Most communities rely on a small number of individuals who glue the group together socially. It’s a role that I have been discussing with many people, especially Kevin Marks, over the years. Kevin and I first met on IRC (Internet Relay Chat), in a channel where one person in particular played a key role in keeping things moving smoothly. She wasn’t chosen by the community, nor did she put herself forward to fulfil the role: it just sorta happened.

Since then, we – and many others – have been trying to find the right word for that sort of role. Whether you want to call them tummlers, geishas, animateurs or Chief Conversation Officers, these people are essential to the smooth running of a community. Kevin said in 2008 (read the whole post, it’s well worth it):

The key to [successful communities] is finding people who play the role of conversational catalyst within a group, to welcome newcomers, rein in old hands and set the tone of the conversation so that it can become a community. […]

The communities that fail, whether dying out from apathy or being overwhelmed by noise, are the ones that don’t have someone there cherishing the conversation, setting the tone, creating a space to speak, and rapidly segregating those intent on damage. The big problem with have is that we don’t have a English name for this role; they get called ‘Moderators’ (as Tom Coates thoroughly described) or ‘Community Managers’, and because when they’re doing it right you see everyone’s conversation, not their carefully crafted atmosphere, their role is often ignored.

These people are as essential in internal communities as they are in public ones, yet somehow we expect internal communities to just run themselves. It’s no wonder that so many social media projects wither on the vine: they are not getting the right social conditions to flourish.

Instead, I suspect that the tummler role is rather frowned upon in business contexts.

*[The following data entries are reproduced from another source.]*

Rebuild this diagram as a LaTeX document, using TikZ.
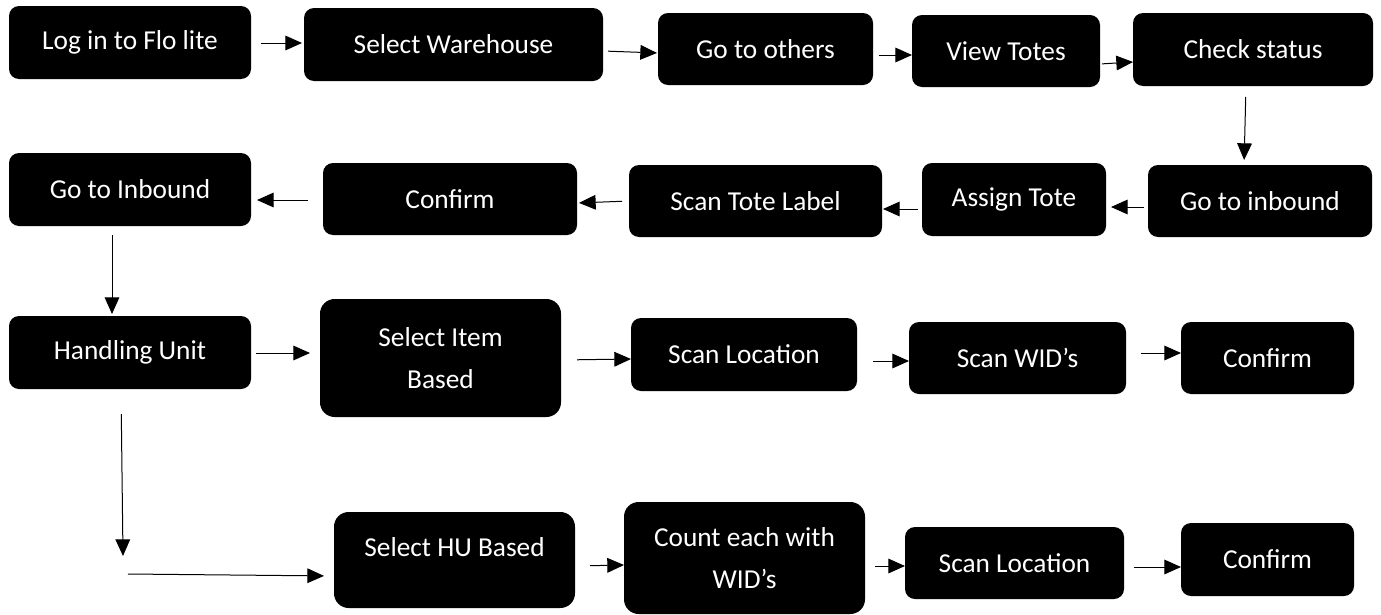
\documentclass[tikz,border=0pt]{standalone}
\usepackage{fontspec}
\setmainfont{Carlito}
\usetikzlibrary{arrows.meta}

\tikzset{every picture/.style={line width=0.75pt}}
\tikzset{
  box/.style 2 args={fill=black, rounded corners=7.5pt, text=white, inner sep=0pt, outer sep=0pt, align=center,
    font=\fontsize{20.5pt}{32pt}\selectfont, minimum width=#1pt, minimum height=#2pt},
  flow/.style={draw=black, -{Triangle[length=12.5pt,width=11pt]}}
}

\begin{document}
\begin{tikzpicture}[x=0.75pt,y=0.75pt,yscale=-1,xscale=1]
\useasboundingbox (0,0) rectangle (1381,614);

\node [box={181.5}{54.75}] (login) at (130,42.5) {Log in to Flo lite};
\node [box={224.25}{54.75}] (warehouse) at (453.5,44.5) {Select Warehouse};
\node [box={161.25}{54}] (others) at (765.5,49) {Go to others};
\node [box={141}{54}] (viewtotes) at (1006,51) {View Totes};
\node [box={180}{54.75}] (status) at (1253,49.5) {Check status};

\node [box={168}{54}] (inboundR) at (1260,201) {Go to inbound};
\node [box={138}{54.75}] (assign) at (1014,199.5) {Assign Tote};
\node [box={189.75}{54}] (scantote) at (755.5,201) {Scan Tote Label};
\node [box={190.5}{54}] (confirmA) at (450,199) {Confirm};
\node [box={181.5}{54.75}] (inboundL) at (130,189.5) {Go to Inbound};

\node [box={181.5}{54.75}] (handling) at (130,352.5) {Handling Unit};
\node [box={180.75}{88.5}, rounded corners=11pt] (item) at (440.5,358) {Select Item\\Based};
\node [box={169.5}{54.75}] (scanlocA) at (744,354.5) {Scan Location};
\node [box={162.75}{54}] (wids) at (1017.5,358) {Scan WID’s};
\node [box={129.75}{54}] (confirmB) at (1267.5,358) {Confirm};

\node [box={180.75}{72}, rounded corners=11pt, text depth=19.5pt] (hubased) at (454.5,560) {Select HU Based};
\node [box={180.75}{84}, rounded corners=11pt] (count) at (744.5,558) {Count each with\\WID’s};
\node [box={164.25}{54}] (scanlocB) at (1014.5,563) {Scan Location};
\node [box={129.75}{54.75}] (confirmC) at (1267.5,559.5) {Confirm};

\coordinate (turn) at (123,556);
\coordinate (bend) at (128,574);

\draw [flow, shorten <=7.5pt, shorten >=1.5pt] (login.east |- 0,43) -- (warehouse.west |- 0,43);
\draw [flow, shorten <=3.75pt, shorten >=0.75pt] (warehouse.east |- 0,51) -- (others.west |- 0,53);
\draw [flow, shorten <=4.5pt] (others.east |- 0,55) -- (viewtotes.west |- 0,55);
\draw [flow, shorten <=1.5pt] (viewtotes.east |- 0,64) -- (status.west |- 0,62);
\draw [flow, shorten <=8.25pt, shorten >=3.75pt] (status.south -| 1246,0) -- (inboundR.north -| 1244,0);

\draw [flow, shorten <=3pt, shorten >=3.75pt] (inboundR.west |- 0,207) -- (assign.east |- 0,207);
\draw [flow, shorten <=3pt, shorten >=0.75pt] (assign.west |- 0,209) -- (scantote.east |- 0,209);
\draw [flow, shorten <=5.25pt, shorten >=1.5pt] (scantote.west |- 0,201) -- (confirmA.east |- 0,203);
\draw [flow, shorten <=11.25pt, shorten >=4.5pt] (confirmA.west |- 0,200) -- (inboundL.east |- 0,200);
\draw [flow, shorten <=6.75pt, shorten >=1.5pt] (inboundL.south -| 112,0) -- (handling.north -| 112,0);

\draw [flow, shorten <=3.75pt, shorten >=7.5pt] (handling.east |- 0,353) -- (item.west |- 0,353);
\draw [flow, shorten <=12pt] (item.east |- 0,360) -- (scanlocA.west |- 0,359);
\draw [flow, shorten <=12pt] (scanlocA.east |- 0,361) -- (wids.west |- 0,361);
\draw [flow, shorten <=11.25pt] (wids.east |- 0,353) -- (confirmB.west |- 0,353);

\draw [flow, shorten <=18.75pt] (handling.south -| 121,0) -- (turn);
\draw [flow, shorten >=7.5pt] (bend) -- (hubased.west |- 0,576);
\draw [flow, shorten <=11.25pt] (hubased.east |- 0,566) -- (count.west |- 0,565);
\draw [flow, shorten <=7.5pt] (count.east |- 0,566) -- (scanlocB.west |- 0,566);
\draw [flow, shorten <=7.5pt] (scanlocB.east |- 0,567) -- (confirmC.west |- 0,567);
\end{tikzpicture}
\end{document}
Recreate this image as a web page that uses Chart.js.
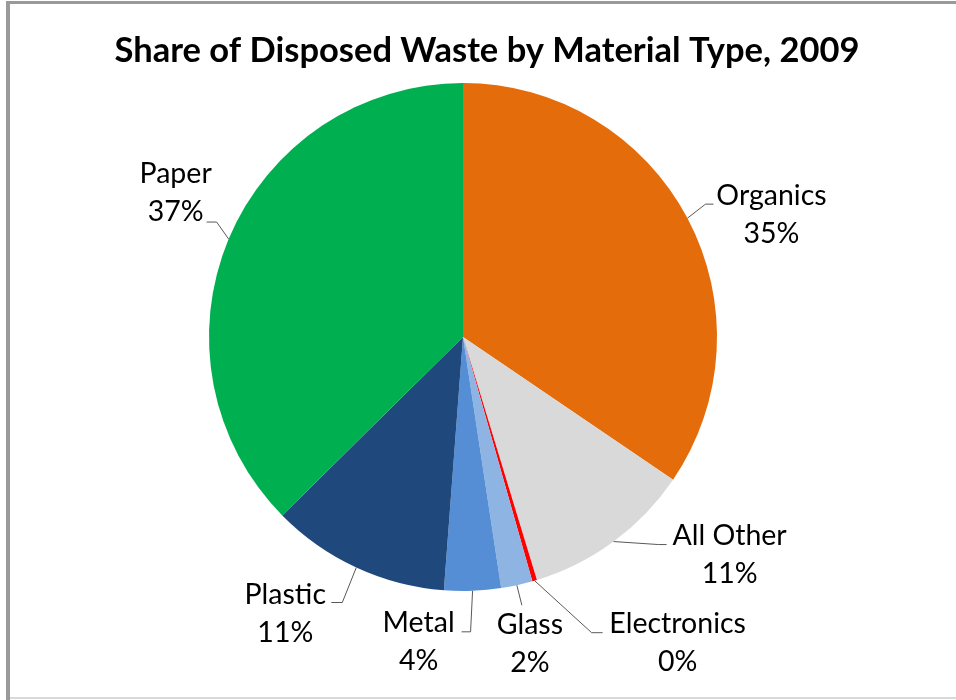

That person who makes sure that they talk to the new users, who spends time tidying up the wiki and talking to people about how things work, who reads all the internal blogs and highlights favourite posts, is probably also the person whose jobs review says, “Spends too much time on the intranet”. The expectation is that everyone will take a share of the tummler role, that everyone is responsible for making the community work and so therefore it will. “Because we’re all professionals round here, and that’s just what professionals do.”

That is, I’m afraid, deluded bullshit. We need tummlers internally just as much as we need them in external communities. Certainly they’ll have to be much more capable diplomats and skilled in recognising and smoothing out internal political shenanigans. They’ll also have to be good coaches, helping people understand how to use the tools and why they should bother.

The payback from employing a tummler could be huge as they would be the people who’d help drive tool adoption across the business. I’m sure some will read this and think, “But this is what evangelists/champions do. We don’t need tummlers too.” I think tummlers and evangelists are very different indeed. Evangelists tend to be people who are superusers who are massively enthusiastic about the tools they are using. They often manage to persuade the people around them to use the tools too, but they don’t always have the social skills required to achieve even that. I have certainly come across “evangelists” that were so obsessive about their new favourite toy that they put people right off. They also, of course, have their own job to do. They can’t spend all their time helping others get to grips with social software.

A tummler, on the other hand, would be hired for their social skills, their ability to communicate, teach and explain, and their knowledge of the different tools and how they work. In a way, a good social media consultant acts as a tummler-by-proxy, encouraging their clients to adopt more sociable thinking patterns, but they can only do so much. A full-time tummler who only needs to focus on nurturing internal communities could achieve so much more.

I guess we’re back once again to the 20:80 rule: 20% of social media is tech, 80% is people, so focus on your people!